> [Items]

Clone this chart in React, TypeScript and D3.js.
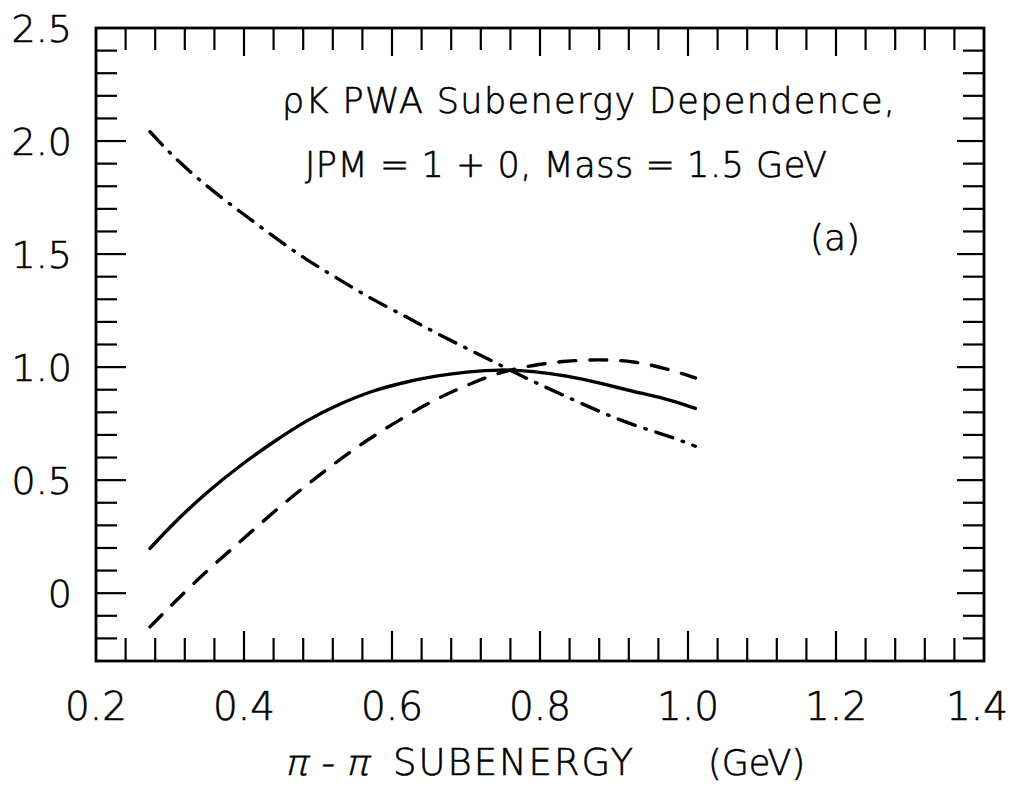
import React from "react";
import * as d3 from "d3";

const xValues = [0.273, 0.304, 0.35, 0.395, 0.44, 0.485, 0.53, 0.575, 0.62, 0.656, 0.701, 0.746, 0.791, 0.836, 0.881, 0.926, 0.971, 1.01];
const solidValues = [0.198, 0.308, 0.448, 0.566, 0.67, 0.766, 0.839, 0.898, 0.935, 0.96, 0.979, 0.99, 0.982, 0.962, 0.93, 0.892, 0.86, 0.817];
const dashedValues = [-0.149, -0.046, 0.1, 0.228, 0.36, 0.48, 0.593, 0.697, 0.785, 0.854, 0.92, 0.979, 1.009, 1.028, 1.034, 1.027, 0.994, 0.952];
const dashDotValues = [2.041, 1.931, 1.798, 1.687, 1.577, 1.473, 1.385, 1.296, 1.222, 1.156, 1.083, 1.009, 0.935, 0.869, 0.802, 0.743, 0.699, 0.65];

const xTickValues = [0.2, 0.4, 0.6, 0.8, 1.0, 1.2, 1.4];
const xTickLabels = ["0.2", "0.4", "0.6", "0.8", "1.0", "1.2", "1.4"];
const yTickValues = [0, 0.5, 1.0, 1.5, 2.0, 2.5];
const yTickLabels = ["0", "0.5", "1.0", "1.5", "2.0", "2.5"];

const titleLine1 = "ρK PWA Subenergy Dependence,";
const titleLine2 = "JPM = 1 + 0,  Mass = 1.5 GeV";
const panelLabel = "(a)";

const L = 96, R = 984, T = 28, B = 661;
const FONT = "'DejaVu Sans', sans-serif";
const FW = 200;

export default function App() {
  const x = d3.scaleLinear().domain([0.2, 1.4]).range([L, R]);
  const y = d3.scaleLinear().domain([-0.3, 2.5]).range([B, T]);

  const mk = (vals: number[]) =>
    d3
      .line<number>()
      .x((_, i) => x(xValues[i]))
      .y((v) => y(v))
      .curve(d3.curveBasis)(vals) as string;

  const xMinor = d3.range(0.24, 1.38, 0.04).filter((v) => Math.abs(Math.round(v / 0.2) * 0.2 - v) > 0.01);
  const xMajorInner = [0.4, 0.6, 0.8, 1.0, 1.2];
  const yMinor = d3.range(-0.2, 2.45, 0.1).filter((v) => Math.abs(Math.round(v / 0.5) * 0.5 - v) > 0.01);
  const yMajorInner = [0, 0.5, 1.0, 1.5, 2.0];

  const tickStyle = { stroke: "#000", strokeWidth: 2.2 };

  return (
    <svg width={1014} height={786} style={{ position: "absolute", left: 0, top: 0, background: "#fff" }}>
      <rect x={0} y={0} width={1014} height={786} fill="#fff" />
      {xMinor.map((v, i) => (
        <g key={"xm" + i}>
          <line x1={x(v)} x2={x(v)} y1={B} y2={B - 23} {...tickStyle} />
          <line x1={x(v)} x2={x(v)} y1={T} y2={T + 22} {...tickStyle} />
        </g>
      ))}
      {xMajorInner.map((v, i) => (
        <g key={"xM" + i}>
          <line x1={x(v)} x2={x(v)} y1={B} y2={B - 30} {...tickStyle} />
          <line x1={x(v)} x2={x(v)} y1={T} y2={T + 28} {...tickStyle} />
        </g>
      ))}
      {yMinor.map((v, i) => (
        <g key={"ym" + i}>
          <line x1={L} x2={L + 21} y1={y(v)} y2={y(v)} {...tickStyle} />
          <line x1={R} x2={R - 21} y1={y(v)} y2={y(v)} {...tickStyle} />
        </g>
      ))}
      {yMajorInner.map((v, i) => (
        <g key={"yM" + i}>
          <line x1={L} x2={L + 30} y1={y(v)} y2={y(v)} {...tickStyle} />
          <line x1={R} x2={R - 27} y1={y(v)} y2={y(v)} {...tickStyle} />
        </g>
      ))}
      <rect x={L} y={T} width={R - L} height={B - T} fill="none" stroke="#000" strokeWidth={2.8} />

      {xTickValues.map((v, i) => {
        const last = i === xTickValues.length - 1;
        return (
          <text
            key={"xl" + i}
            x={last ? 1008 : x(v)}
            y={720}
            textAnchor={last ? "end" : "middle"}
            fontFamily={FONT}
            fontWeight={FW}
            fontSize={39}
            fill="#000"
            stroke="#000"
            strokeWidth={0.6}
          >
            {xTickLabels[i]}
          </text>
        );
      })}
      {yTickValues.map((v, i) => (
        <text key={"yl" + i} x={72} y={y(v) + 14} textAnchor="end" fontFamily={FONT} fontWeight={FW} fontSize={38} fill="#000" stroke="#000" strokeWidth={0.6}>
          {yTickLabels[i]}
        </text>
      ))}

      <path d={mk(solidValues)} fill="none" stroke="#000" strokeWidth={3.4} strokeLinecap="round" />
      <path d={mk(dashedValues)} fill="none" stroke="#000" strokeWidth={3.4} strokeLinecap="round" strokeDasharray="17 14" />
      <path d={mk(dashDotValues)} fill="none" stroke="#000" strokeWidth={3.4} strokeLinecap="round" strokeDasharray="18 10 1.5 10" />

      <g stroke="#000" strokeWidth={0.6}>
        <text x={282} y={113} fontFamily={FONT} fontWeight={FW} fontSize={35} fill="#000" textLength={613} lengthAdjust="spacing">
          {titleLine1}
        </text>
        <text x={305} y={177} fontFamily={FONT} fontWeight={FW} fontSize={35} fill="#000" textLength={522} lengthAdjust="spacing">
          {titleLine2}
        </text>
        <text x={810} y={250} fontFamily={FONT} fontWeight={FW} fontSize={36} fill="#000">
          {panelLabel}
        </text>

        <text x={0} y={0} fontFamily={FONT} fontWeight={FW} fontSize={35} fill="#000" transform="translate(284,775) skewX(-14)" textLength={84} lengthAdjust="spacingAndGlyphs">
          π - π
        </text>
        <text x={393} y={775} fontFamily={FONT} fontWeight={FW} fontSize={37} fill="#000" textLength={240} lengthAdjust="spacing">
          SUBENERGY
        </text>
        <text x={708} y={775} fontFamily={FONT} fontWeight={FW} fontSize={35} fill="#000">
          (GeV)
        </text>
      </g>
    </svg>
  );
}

--

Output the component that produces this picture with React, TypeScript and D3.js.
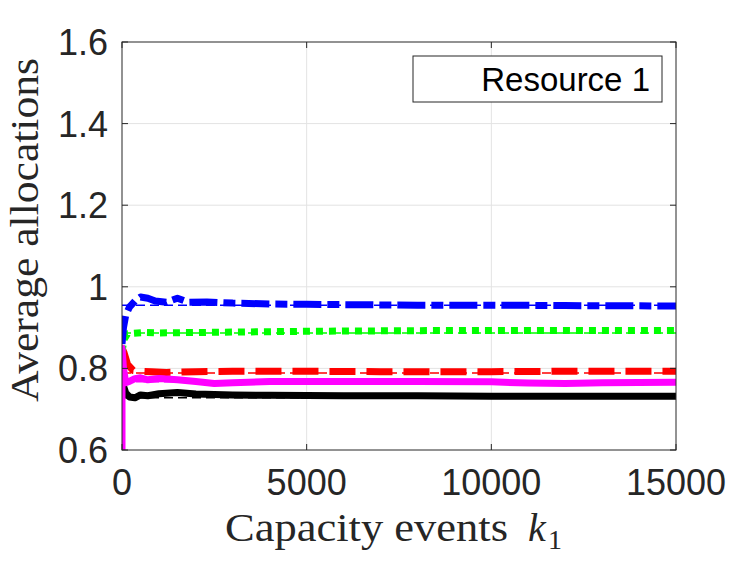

...

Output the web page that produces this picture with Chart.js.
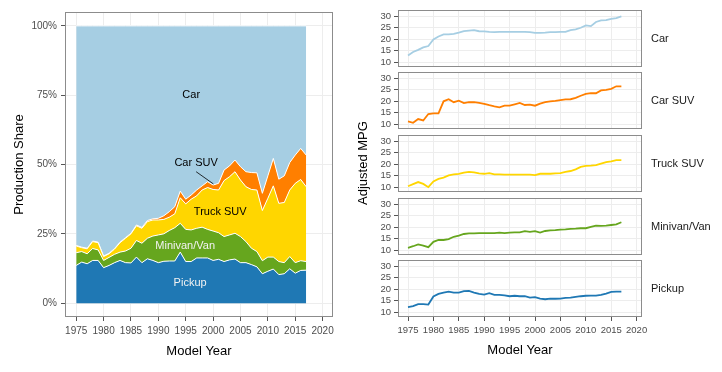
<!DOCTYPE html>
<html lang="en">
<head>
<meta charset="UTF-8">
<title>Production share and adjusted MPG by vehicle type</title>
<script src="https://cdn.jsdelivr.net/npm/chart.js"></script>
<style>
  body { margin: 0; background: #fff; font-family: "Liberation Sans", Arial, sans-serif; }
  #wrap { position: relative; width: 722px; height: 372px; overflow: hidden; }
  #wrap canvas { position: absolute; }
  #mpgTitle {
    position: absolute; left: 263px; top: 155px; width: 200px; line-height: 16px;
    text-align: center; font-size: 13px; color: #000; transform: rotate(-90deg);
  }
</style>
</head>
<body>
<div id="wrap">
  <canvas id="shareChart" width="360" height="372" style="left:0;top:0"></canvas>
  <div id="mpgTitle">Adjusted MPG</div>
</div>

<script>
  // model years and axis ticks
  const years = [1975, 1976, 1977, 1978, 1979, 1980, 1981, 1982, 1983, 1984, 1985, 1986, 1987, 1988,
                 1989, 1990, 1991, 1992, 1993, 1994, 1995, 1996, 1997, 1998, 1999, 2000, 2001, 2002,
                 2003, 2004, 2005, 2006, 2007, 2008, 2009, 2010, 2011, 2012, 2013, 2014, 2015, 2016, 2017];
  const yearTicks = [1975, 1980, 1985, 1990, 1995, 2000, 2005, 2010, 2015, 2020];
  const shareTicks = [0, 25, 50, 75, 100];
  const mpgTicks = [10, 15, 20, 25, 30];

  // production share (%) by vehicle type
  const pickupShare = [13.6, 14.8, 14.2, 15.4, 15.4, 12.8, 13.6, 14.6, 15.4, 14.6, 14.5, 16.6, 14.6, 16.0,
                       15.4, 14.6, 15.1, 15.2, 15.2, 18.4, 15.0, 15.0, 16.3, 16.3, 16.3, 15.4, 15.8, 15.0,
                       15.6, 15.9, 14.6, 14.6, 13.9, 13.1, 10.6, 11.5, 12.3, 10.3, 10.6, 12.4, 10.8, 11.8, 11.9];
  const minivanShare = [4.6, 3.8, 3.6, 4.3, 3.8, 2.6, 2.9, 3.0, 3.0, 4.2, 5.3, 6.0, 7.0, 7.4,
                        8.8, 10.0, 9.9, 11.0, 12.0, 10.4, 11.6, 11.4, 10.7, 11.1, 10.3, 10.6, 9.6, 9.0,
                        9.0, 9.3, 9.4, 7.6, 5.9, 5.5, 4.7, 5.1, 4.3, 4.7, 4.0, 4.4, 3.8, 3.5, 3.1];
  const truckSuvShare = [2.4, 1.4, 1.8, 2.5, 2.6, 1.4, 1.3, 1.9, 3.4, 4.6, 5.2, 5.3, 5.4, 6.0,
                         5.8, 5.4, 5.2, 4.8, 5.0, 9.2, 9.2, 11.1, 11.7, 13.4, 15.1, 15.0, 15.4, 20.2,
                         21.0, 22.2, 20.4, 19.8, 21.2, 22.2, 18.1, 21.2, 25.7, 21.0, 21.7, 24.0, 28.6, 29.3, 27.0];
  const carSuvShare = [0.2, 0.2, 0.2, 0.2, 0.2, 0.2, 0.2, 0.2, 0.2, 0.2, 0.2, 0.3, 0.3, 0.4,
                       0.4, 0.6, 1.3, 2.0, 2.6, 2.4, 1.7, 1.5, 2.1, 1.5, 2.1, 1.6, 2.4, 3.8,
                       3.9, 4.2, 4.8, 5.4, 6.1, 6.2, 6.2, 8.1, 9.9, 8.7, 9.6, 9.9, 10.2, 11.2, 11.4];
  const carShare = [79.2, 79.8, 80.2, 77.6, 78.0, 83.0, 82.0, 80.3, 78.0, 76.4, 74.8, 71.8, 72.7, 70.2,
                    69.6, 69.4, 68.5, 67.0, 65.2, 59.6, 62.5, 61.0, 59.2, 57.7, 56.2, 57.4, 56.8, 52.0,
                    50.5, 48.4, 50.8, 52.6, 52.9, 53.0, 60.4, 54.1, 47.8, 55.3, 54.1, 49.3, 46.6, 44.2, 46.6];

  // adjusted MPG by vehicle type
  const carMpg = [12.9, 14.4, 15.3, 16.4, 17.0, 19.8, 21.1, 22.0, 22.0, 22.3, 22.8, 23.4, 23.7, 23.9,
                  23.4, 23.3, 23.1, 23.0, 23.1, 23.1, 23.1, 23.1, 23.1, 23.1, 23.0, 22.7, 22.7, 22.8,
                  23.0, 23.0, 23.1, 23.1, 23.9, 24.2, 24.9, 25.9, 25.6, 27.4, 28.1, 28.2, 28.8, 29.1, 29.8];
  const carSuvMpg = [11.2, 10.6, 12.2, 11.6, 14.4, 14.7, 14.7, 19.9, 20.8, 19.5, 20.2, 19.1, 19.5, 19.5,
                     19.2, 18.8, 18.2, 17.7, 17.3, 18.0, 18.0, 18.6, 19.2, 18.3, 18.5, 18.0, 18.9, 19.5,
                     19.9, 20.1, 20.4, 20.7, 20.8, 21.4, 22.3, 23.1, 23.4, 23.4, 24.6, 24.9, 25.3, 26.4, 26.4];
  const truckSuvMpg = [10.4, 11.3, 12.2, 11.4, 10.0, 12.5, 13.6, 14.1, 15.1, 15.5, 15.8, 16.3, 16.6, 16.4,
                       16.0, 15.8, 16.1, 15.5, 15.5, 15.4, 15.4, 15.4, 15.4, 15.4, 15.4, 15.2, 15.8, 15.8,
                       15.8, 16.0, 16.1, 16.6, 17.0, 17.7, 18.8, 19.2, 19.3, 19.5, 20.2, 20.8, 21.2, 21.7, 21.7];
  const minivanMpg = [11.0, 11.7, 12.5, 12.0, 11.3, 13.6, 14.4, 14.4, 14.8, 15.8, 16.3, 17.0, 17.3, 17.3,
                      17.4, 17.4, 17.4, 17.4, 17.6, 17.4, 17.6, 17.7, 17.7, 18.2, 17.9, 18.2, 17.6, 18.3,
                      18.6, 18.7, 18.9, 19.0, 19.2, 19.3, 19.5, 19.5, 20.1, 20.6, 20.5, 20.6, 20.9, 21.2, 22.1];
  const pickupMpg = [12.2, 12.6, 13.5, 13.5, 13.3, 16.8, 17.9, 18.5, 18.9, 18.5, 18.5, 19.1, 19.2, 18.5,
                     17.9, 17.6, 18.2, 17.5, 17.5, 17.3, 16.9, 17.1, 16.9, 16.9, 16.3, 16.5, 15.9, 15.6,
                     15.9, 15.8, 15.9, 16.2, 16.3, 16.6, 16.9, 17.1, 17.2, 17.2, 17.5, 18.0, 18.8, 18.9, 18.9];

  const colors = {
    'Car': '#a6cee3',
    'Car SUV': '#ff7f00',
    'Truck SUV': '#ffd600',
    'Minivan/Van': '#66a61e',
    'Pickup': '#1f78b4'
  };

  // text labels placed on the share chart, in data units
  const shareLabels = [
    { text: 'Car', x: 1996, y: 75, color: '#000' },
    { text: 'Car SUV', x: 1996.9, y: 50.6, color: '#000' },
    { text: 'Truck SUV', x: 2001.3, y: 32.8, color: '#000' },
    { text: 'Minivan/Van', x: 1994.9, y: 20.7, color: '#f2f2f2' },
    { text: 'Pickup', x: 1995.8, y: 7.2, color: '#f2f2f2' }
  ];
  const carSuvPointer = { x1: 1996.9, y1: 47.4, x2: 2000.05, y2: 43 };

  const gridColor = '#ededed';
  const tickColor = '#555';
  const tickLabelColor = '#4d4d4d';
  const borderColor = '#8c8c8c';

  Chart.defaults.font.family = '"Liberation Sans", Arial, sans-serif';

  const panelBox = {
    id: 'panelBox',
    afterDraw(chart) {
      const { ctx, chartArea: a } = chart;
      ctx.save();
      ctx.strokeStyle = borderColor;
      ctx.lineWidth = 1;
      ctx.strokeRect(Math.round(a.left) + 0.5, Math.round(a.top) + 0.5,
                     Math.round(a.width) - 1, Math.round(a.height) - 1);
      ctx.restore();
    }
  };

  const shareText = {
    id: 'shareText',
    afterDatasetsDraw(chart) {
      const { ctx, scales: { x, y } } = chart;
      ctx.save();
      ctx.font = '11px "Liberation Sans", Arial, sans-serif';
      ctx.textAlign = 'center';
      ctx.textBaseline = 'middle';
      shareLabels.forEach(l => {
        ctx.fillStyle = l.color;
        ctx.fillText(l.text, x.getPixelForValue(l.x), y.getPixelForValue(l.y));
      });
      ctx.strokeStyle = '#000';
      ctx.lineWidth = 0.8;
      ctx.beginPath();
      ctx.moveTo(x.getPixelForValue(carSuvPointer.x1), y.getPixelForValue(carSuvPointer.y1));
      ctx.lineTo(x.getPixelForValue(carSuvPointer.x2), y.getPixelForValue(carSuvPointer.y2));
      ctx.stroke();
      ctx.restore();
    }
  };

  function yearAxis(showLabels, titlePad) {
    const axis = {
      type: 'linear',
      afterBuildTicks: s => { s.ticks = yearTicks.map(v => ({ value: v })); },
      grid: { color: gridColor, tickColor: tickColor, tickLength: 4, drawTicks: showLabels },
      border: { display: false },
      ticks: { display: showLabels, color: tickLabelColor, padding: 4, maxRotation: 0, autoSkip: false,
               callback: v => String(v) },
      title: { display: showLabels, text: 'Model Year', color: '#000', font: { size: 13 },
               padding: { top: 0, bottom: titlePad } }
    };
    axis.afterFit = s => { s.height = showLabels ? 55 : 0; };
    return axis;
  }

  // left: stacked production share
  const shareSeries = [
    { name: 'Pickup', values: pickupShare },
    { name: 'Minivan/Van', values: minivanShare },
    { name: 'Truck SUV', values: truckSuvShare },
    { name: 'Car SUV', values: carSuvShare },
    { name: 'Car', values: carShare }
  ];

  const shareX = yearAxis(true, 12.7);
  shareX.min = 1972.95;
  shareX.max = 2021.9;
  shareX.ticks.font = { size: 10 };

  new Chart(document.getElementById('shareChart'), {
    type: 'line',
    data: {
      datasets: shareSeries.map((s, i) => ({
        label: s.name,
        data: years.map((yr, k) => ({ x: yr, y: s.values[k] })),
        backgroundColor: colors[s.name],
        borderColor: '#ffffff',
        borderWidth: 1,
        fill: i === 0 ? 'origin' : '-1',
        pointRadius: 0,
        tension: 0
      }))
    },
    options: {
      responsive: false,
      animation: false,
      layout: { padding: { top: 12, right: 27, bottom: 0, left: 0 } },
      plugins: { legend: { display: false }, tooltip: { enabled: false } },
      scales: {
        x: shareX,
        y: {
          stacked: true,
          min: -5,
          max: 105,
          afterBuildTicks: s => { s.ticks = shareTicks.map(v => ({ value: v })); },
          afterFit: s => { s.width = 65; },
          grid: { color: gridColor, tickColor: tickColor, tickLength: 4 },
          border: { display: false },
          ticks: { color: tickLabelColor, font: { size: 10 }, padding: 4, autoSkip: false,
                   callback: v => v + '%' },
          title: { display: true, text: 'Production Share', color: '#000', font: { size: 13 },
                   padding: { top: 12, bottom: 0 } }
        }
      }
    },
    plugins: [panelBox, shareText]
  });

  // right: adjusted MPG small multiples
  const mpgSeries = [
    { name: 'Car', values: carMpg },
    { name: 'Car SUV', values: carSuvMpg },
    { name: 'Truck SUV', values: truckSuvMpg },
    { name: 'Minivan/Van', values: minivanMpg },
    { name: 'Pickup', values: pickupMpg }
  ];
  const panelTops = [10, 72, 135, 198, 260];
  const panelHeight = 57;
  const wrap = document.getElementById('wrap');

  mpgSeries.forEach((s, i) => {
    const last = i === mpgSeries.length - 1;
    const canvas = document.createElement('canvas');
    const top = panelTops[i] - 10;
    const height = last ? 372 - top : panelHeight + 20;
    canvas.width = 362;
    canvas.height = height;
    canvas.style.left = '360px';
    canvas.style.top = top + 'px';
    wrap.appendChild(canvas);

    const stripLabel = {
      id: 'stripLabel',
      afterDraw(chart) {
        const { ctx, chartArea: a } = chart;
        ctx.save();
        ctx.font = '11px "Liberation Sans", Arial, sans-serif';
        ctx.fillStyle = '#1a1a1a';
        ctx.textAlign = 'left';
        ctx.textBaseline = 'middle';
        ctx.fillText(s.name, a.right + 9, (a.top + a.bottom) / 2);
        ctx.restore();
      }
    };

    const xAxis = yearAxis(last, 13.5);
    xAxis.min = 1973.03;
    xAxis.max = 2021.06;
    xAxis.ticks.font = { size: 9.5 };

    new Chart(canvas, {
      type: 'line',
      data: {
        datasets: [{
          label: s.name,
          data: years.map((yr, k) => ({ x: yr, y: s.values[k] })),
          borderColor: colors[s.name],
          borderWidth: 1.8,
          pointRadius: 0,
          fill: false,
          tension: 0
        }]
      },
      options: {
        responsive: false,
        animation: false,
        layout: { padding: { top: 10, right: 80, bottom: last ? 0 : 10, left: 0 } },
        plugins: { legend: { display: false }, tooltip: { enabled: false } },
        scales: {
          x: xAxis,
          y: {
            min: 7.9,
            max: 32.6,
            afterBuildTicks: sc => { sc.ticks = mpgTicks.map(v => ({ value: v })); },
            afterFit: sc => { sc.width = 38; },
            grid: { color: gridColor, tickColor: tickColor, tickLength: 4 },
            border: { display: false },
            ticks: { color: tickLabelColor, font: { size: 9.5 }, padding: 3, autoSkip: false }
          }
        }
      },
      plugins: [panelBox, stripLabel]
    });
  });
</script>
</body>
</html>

> [Written task] With the pictures removed from your copy, retype the lines above from the one that contains "Clone this chart" through the one that contains "import * as", exactly.

> [Correct response]
Clone this chart in React, TypeScript and D3.js.
import React from "react";
import * as d3 from "d3";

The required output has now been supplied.